Du côté du Défenseur des droits, qui reçoit de nombreux signalement, l'un des agents résume le problème auprès du Figaro : "Derrière la fabrication d’un permis, plusieurs services sont sollicités et les défaillances révèlent souvent un problème de coordination entre eux". Maître Rémy Josseaume, avocat en droit routier à Paris, enfonce le clou pour TF1 : "Il y a certainement un problème d'effectifs, de compétences, de coordination entre les services, semble-t-il. Ce service-là n'est pas capable de gérer l'afflux de demandes de permis de conduire." 

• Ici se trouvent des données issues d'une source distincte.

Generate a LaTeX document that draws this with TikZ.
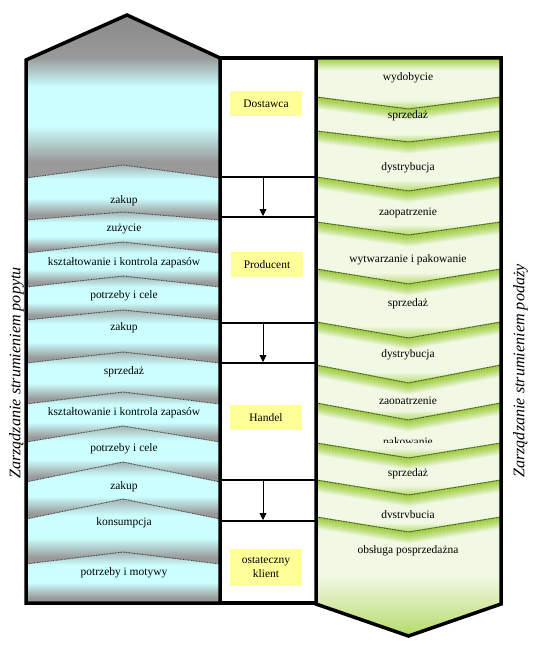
\documentclass[tikz,border=0pt]{standalone}
\usepackage{fontspec}
\setmainfont{Liberation Serif}
\usetikzlibrary{arrows.meta}
\definecolor{lcyan}{HTML}{CCFFFF}
\definecolor{lgrey}{HTML}{999999}
\definecolor{lgreytop}{HTML}{A4B4B4}
\definecolor{rgreen}{HTML}{99CC33}
\definecolor{rgreenbot}{HTML}{B4DA6A}
\definecolor{rpale}{HTML}{F1F8E3}
\definecolor{yel}{HTML}{FFFF99}
\pgfdeclareverticalshading{lband}{100bp}{color(0bp)=(lgrey); color(25bp)=(lgrey); color(30bp)=(lgrey); color(45bp)=(lcyan); color(62bp)=(lcyan); color(75bp)=(lgreytop); color(100bp)=(lgreytop)}
\pgfdeclareverticalshading{ltop}{100bp}{color(0bp)=(lgrey); color(25bp)=(lgrey); color(30bp)=(lgrey); color(41bp)=(lcyan); color(53bp)=(lcyan); color(62bp)=(lgrey); color(75bp)=(lgrey!90!black); color(100bp)=(lgrey!90!black)}
\pgfdeclareverticalshading{rband}{100bp}{color(0bp)=(rgreenbot); color(25bp)=(rgreenbot); color(34bp)=(rpale); color(75bp)=(rpale); color(100bp)=(rpale)}
\pgfdeclareverticalshading{rlast}{100bp}{color(0bp)=(rgreenbot); color(25bp)=(rgreenbot); color(50bp)=(rpale); color(75bp)=(rpale); color(100bp)=(rpale)}
\newcommand\Lband[4]{\shade[shading=lband] (26,#1) -- (123,#2) -- (220,#1) -- (220,#3) -- (123,#4) -- (26,#3) -- cycle;}
\newcommand\Lbound[2]{\draw[bnd] (26,#1) -- (123,#2) -- (220,#1);}
\newcommand\Rband[5][rband]{\shade[shading=#1] (316,#2) -- (408.5,#3) -- (501,#2) -- (501,#4) -- (408.5,#5) -- (316,#4) -- cycle;}
\newcommand\Rstripe[2]{\foreach \i [evaluate=\i as \op using {0.95*(1-\i/12)}] in {0,...,11}{\draw[rgreen, line width=1.25bp, draw opacity=\op] (316,#1+\i) -- (408.5,#2+\i) -- (501,#1+\i);}}
\newcommand\Rbound[2]{\draw[bnd] (316,#1) -- (408.5,#2) -- (501,#1);}
\begin{document}
\begin{tikzpicture}[x=1bp,y=-1bp,
  lab/.style={font=\fontsize{11.5}{13.5}\selectfont, inner sep=0pt},
  ybox/.style={lab, fill=yel, minimum width=72bp, minimum height=25bp, align=center},
  bnd/.style={line width=0.9bp, black!75, dash pattern=on 0.9bp off 0.7bp},
  outl/.style={line width=3.5bp, line join=miter},
  midl/.style={line width=2bp},
  arr/.style={line width=0.8bp, -{Triangle[width=7bp,length=7bp]}},
  side/.style={font=\itshape\fontsize{16.2}{18}\selectfont, inner sep=0pt, rotate=90}]
\useasboundingbox (0,0) rectangle (535,652);
% ---------- left column bands ----------
\shade[shading=ltop] (26,60) -- (127,15) -- (220,58) -- (220,178) -- (123,165) -- (26,178) -- cycle;
\Lband{178}{165}{220}{212}
\Lband{220}{212}{253}{242}
\Lband{253}{242}{287}{276}
\Lband{287}{276}{320}{310}
\Lband{320}{310}{363}{352}
\Lband{363}{352}{404}{392}
\Lband{404}{392}{442}{426}
\Lband{442}{426}{482}{462}
\Lband{482}{462}{519}{499}
\Lband{519}{499}{564}{552}
\Lband{564}{552}{603}{603}
\Lbound{178}{165}
\Lbound{220}{212}
\Lbound{253}{242}
\Lbound{287}{276}
\Lbound{320}{310}
\Lbound{363}{352}
\Lbound{404}{392}
\Lbound{442}{426}
\Lbound{482}{462}
\Lbound{519}{499}
\Lbound{564}{552}
% ---------- right column bands ----------
\Rband{58}{58}{97}{109}
\Rband{97}{109}{131}{142}
\Rband{131}{142}{177}{191}
\Rband{177}{191}{222}{235}
\Rband{222}{235}{269}{284}
\Rband{269}{284}{322}{338}
\Rband{322}{338}{365}{383}
\Rband{365}{383}{403}{420}
\Rband{403}{420}{443}{458}
\Rband{443}{458}{480}{495}
\Rband{480}{495}{517}{532}
\Rband[rlast]{517}{532}{604}{636}
\Rstripe{58.5}{58.5}
\Rstripe{97}{109}
\Rstripe{131}{142}
\Rstripe{177}{191}
\Rstripe{222}{235}
\Rstripe{269}{284}
\Rstripe{322}{338}
\Rstripe{365}{383}
\Rstripe{403}{420}
\Rstripe{443}{458}
\Rstripe{480}{495}
\Rstripe{517}{532}
\Rbound{97}{109}
\Rbound{131}{142}
\Rbound{177}{191}
\Rbound{222}{235}
\Rbound{269}{284}
\Rbound{322}{338}
\Rbound{365}{383}
\Rbound{403}{420}
\Rbound{443}{458}
\Rbound{480}{495}
\Rbound{517}{532}
% ---------- left labels ----------
\node[lab] (l1) at (124,201) {zakup};
\node[lab] (l2) at (124,229) {zużycie};
\node[lab] (l3) at (124,263) {kształtowanie i kontrola zapasów};
\node[lab] (l4) at (124,296) {potrzeby i cele};
\node[lab] (l5) at (124,328) {zakup};
\node[lab] (l6) at (124,372) {sprzedaż};
\node[lab] (l7) at (124,413) {kształtowanie i kontrola zapasów};
\node[lab] (l8) at (124,449) {potrzeby i cele};
\node[lab] (l9) at (124,487) {zakup};
\node[lab] (l10) at (124,523) {konsumpcja};
\node[lab] (l11) at (124,573) {potrzeby i motywy};
% ---------- right labels ----------
\node[lab] (r1) at (408,77.5) {wydobycie};
\node[lab] (r2) at (408,116) {sprzedaż};
\node[lab] (r3) at (408,168) {dystrybucja};
\node[lab] (r4) at (408,213) {zaopatrzenie};
\node[lab] (r5) at (408,259.5) {wytwarzanie i pakowanie};
\node[lab] (r6) at (408,304) {sprzedaż};
\node[lab] (r7) at (408,355) {dystrybucja};
\begin{scope}
  \clip (316,380) rectangle (501,403.8);
  \node[lab, anchor=base] (r8) at (408,404.8) {zaopatrzenie};
\end{scope}
\begin{scope}
  \clip (316,425) rectangle (501,442.4);
  \node[lab, anchor=base] (r9) at (408,445.3) {pakowanie};
\end{scope}
\node[lab] (r10) at (408,474) {sprzedaż};
\begin{scope}
  \clip (316,500) rectangle (501,517.3);
  \node[lab, anchor=base] (r11) at (408,518.6) {dystrybucja};
\end{scope}
\node[lab] (r12) at (408,551) {obsługa posprzedażna};
% ---------- middle column ----------
\draw[midl] (220,177) -- (316,177);
\draw[midl] (220,217) -- (316,217);
\draw[midl] (220,323) -- (316,323);
\draw[midl] (220,363) -- (316,363);
\draw[midl] (220,480) -- (316,480);
\draw[midl] (220,521) -- (316,521);
\coordinate (a1s) at (263,178);
\coordinate (a1e) at (263,216);
\coordinate (a2s) at (263,324);
\coordinate (a2e) at (263,362);
\coordinate (a3s) at (263,481);
\coordinate (a3e) at (263,520);
\draw[arr] (a1s) -- (a1e);
\draw[arr] (a2s) -- (a2e);
\draw[arr] (a3s) -- (a3e);
\node[ybox] (dost) at (266,103.5) {Dostawca};
\node[ybox] (prod) at (267,264.5) {Producent};
\node[ybox] (hand) at (266,417.5) {Handel};
\node[ybox, minimum height=37bp] (klient) at (266,567.5) {ostateczny\\klient};
% ---------- outlines ----------
\draw[outl] (26,603) -- (26,60) -- (127,15) -- (220,58) -- (220,603) -- cycle;
\draw[outl] (220,58) -- (316,58);
\draw[outl] (220,603) -- (316,603);
\draw[outl] (316,58) -- (501,58) -- (501,604) -- (408.5,636) -- (316,604) -- cycle;
% ---------- side titles ----------
\node[side] (tl) at (16.5,373) {Zarządzanie strumieniem popytu};
\node[side] (tr) at (520.5,371) {Zarządzanie strumieniem podaży};
\end{tikzpicture}
\end{document}
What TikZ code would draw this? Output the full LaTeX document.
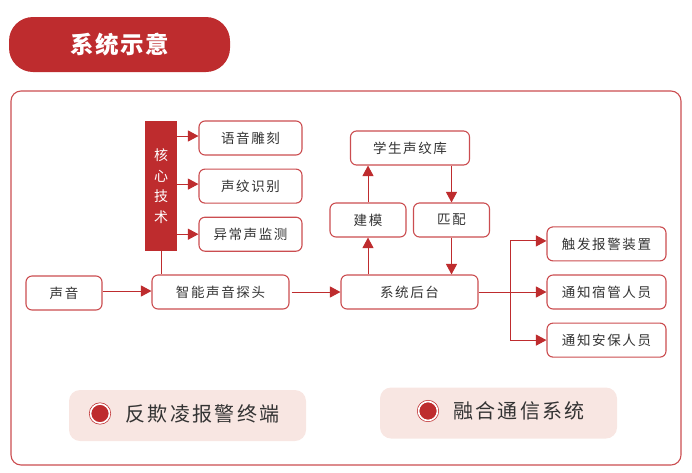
\documentclass[tikz,border=0pt]{standalone}
\usepackage{fontspec}
\usepackage[HTML]{xcolor}
\usetikzlibrary{positioning, arrows.meta}
\setmainfont{Noto Sans CJK SC}
\newfontfamily\cjk[LetterSpace=12]{Noto Sans CJK SC}
\newfontfamily\cjkwide[LetterSpace=12]{Noto Sans CJK SC}
\newfontfamily\cjktitle[LetterSpace=6]{Noto Sans CJK SC}
\definecolor{coreRed}{HTML}{BE2C2E}
\definecolor{edgeRed}{HTML}{CB4D50}
\definecolor{paleRed}{HTML}{F8E6E2}
\definecolor{inkGray}{HTML}{333333}

\begin{document}
\begin{tikzpicture}[x=1pt, y=-1pt, >={Triangle[length=10.5pt, width=11pt]},
    box/.style={draw=edgeRed, line width=1.1pt, rounded corners=6pt, fill=white, minimum height=34pt,
        inner sep=0pt, text=inkGray, font=\cjk\fontsize{13.5}{16}\selectfont},
    wideBox/.style={box, minimum width=119pt},
    toolBox/.style={box, minimum width=103pt},
    smallBox/.style={box, minimum width=76pt},
    longBox/.style={box, minimum width=137pt},
    link/.style={coreRed, line width=1pt},
    tag/.style={fill=paleRed, rounded corners=11pt, minimum width=237pt, minimum height=51pt, inner sep=0pt},
    tagText/.style={inner sep=0pt, text=inkGray, font=\cjkwide\fontsize{20}{24}\selectfont},
    tagDot/.style={circle, inner sep=0pt, minimum size=19pt, fill=coreRed, draw=coreRed, line width=0.7pt,
        double=white, double distance=1.6pt}]
    \useasboundingbox (0,0) rectangle (692,472);

    % 1. Title and outer frame
    \node (title) at (119.5,44.5) [fill=coreRed, rounded corners=24pt, minimum width=221pt, minimum height=55pt,
        inner sep=0pt, text=white, font=\cjktitle\bfseries\fontsize{23.5}{28}\selectfont] {系统示意};
    \node (frame) at (346,278) [draw=edgeRed, line width=1.1pt, rounded corners=10pt, minimum width=670pt, minimum height=374pt] {};

    % 2. Core technology column and its tools
    \node (core) at (161,186) [fill=coreRed, minimum width=32pt, minimum height=130pt, inner sep=0pt, text=white,
        align=center, font=\fontsize{14}{20.5}\selectfont] {核\\心\\技\\术};
    \node (carve) at (250.5,138) [toolBox] {语音雕刻};
    \node (voiceprint) [toolBox, below=13pt of carve] {声纹识别};
    \node (monitor) [toolBox, below=13pt of voiceprint] {异常声监测};

    % 3. Main row
    \node (sound) at (64,293) [smallBox] {声音};
    \node (probe) at (220.5,292) [longBox] {智能声音探头};
    \node (backend) at (409.5,292) [longBox] {系统后台};

    % 4. Modelling and matching
    \node (model) at (368,220) [smallBox] {建模};
    \node (match) at (451.5,220) [smallBox] {匹配};
    \node (library) at (410,148) [wideBox] {学生声纹库};

    % 5. Outputs
    \node (notifyDorm) at (606.5,292) [wideBox] {通知宿管人员};
    \node (trigger) [wideBox, above=13pt of notifyDorm] {触发报警装置};
    \node (notifyGuard) [wideBox, below=13pt of notifyDorm] {通知安保人员};
    \coordinate (branch) at (510,292);

    % 6. Bottom tags
    \node (tagA) at (187.5,415.5) [tag] {};
    \node (tagB) at (498.5,413) [tag] {};
    \node (dotA) at (100,413.5) [tagDot] {};
    \node (dotB) at (428,411) [tagDot] {};
    \node (textA) at (202.5,414) [tagText] {反欺凌报警终端};
    \node (textB) at (519,411) [tagText] {融合通信系统};

    % 7. Arrows from the core column
    \draw[link, ->] ([yshift=2pt]core.east |- carve) -- ([yshift=2pt]carve.west);
    \draw[link, ->] ([yshift=2pt]core.east |- voiceprint) -- ([yshift=2pt]voiceprint.west);
    \draw[link, ->] (core.east |- monitor) -- (monitor);
    \draw[link] (core) -- (core |- probe.north);

    % 8. Main row arrows
    \draw[link, ->] ([yshift=2pt]sound.east) -- ([yshift=2pt]probe.west |- sound);
    \draw[link, ->, shorten <=2pt] (probe) -- (backend);

    % 9. Up and down between backend and library
    \draw[link, ->] (backend.north -| model) -- (model);
    \draw[link, ->] (model) -- (library.south -| model);
    \draw[link, ->] (library.south -| match) -- (match);
    \draw[link, ->] (match) -- (backend.north -| match);

    % 10. Output branch
    \draw[link, ->] (backend) -- (notifyDorm);
    \draw[link, ->] (branch) |- ([yshift=3pt]trigger.west);
    \draw[link, ->] (branch) |- (notifyGuard);
\end{tikzpicture}
\end{document}
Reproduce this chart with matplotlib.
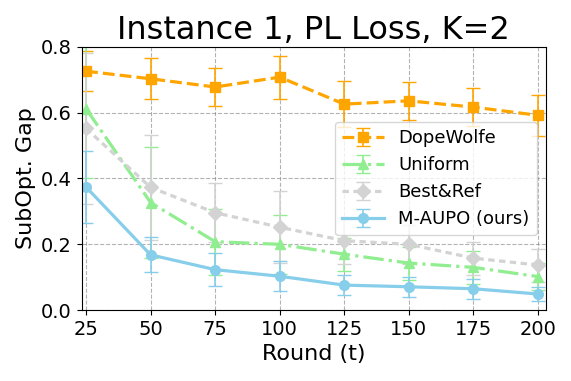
import numpy as np
import matplotlib
matplotlib.use('Agg')
import matplotlib.pyplot as plt

rounds = [25, 50, 75, 100, 125, 150, 175, 200]

dope_mean = [0.726, 0.703, 0.678, 0.708, 0.626, 0.636, 0.617, 0.592]
dope_err = [0.060, 0.062, 0.057, 0.065, 0.070, 0.057, 0.057, 0.062]

unif_mean = [0.612, 0.327, 0.208, 0.200, 0.170, 0.143, 0.130, 0.102]
unif_err = [0.210, 0.170, 0.100, 0.090, 0.050, 0.050, 0.050, 0.040]

best_mean = [0.552, 0.373, 0.296, 0.252, 0.211, 0.200, 0.158, 0.137]
best_err = [0.230, 0.160, 0.090, 0.110, 0.070, 0.060, 0.050, 0.050]

ours_mean = [0.374, 0.168, 0.123, 0.103, 0.076, 0.071, 0.065, 0.049]
ours_err = [0.110, 0.053, 0.050, 0.045, 0.030, 0.030, 0.030, 0.020]

fig = plt.figure(figsize=(5.71, 3.81), dpi=100)
ax = fig.add_axes([0.143, 0.186, 0.813, 0.691])

kw = dict(capsize=5, linewidth=2.3, markersize=7, elinewidth=1.2)
ax.errorbar(rounds, dope_mean, yerr=dope_err, color='orange', linestyle='--',
            marker='s', label='DopeWolfe', **kw)
ax.errorbar(rounds, unif_mean, yerr=unif_err, color='lightgreen', linestyle='-.',
            marker='^', label='Uniform', **kw)
ax.errorbar(rounds, best_mean, yerr=best_err, color='lightgray', linestyle=(0, (2, 1.4)),
            marker='D', label='Best&Ref', **kw)
ax.errorbar(rounds, ours_mean, yerr=ours_err, color='skyblue', linestyle='-',
            marker='o', label='M-AUPO (ours)', **kw)

ax.set_xlim(23.3, 203.1)
ax.set_ylim(0, 0.8)
ax.set_xticks(rounds)
ax.set_yticks([0.0, 0.2, 0.4, 0.6, 0.8])
ax.tick_params(labelsize=14)
ax.set_xlabel('Round (t)', fontsize=16)
ax.set_ylabel('SubOpt. Gap', fontsize=16)
ax.set_title('Instance 1, PL Loss, K=2', fontsize=23)
ax.grid(True, linestyle='--', color='gray', alpha=0.6)
ax.legend(fontsize=13, loc='center right', handlelength=2.3)

fig.savefig('out.png', dpi=100)
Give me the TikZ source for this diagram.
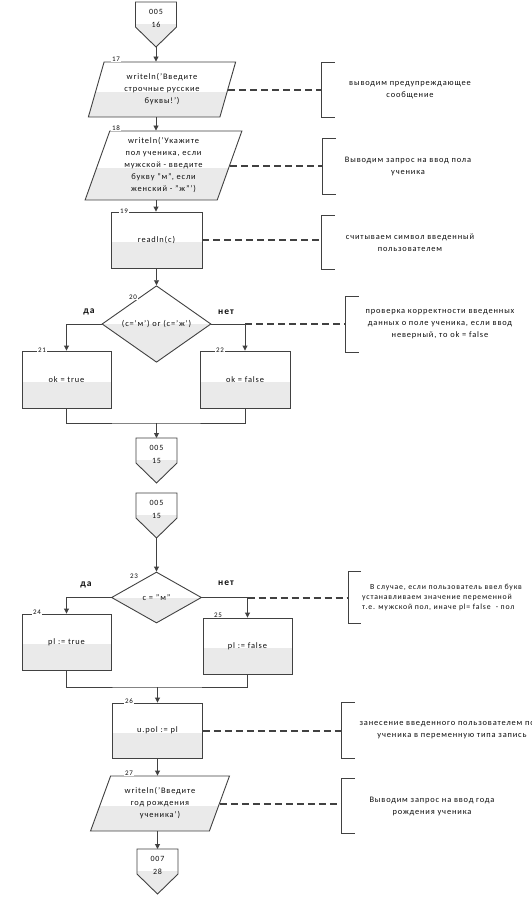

Reste alors une solution : le recours judiciaire. Pour ce faire, les avocats peuvent se tourner vers "le tribunal administratif par des procédures de référés", souligne Me Le Dall. Dès lors, "soit le juge va nous donner raison, soit l'administration va corriger le problème avant que l'on passe devant le tribunal". Et l'avocat de préciser : "Ça va éviter à l'administration d'avoir à verser les sommes à l'usager". Lorsqu'elle est condamnée pour faute, l'ANTS doit payer 50 euros par jour jusqu'à ce que le permis soit délivré.

"L'an dernier, l'agence a eu la responsabilité de deux 2,2 millions permis de conduire. Et l'année dernière, elle a reçu 66 contentieux", fait valoir Anne-Gaëlle Baudouin, la directrice de l’ANTS. Dans le même temps, l'agence est passée de 60 postes de téléconseillers en 2017 à 270 aujourd’hui. Un effort insuffisant, estime Me Le Dall. "C'est très bien de recruter des téléconseillers pour donner des renseignements. Le problème, c'est qu'il y aussi besoin de suivi dans les dossiers qui nécessitent davantage qu'une intervention ponctuelle, parce qu'il peut y avoir des documents à rechercher, par exemple".

Claire Hédon, la défenseure des droits, abonde : "Il faut maintenir une présence physique et une présence téléphonique si on veut que les personnes puissent accéder au service public. La dématérialisation totale n'est pas possible".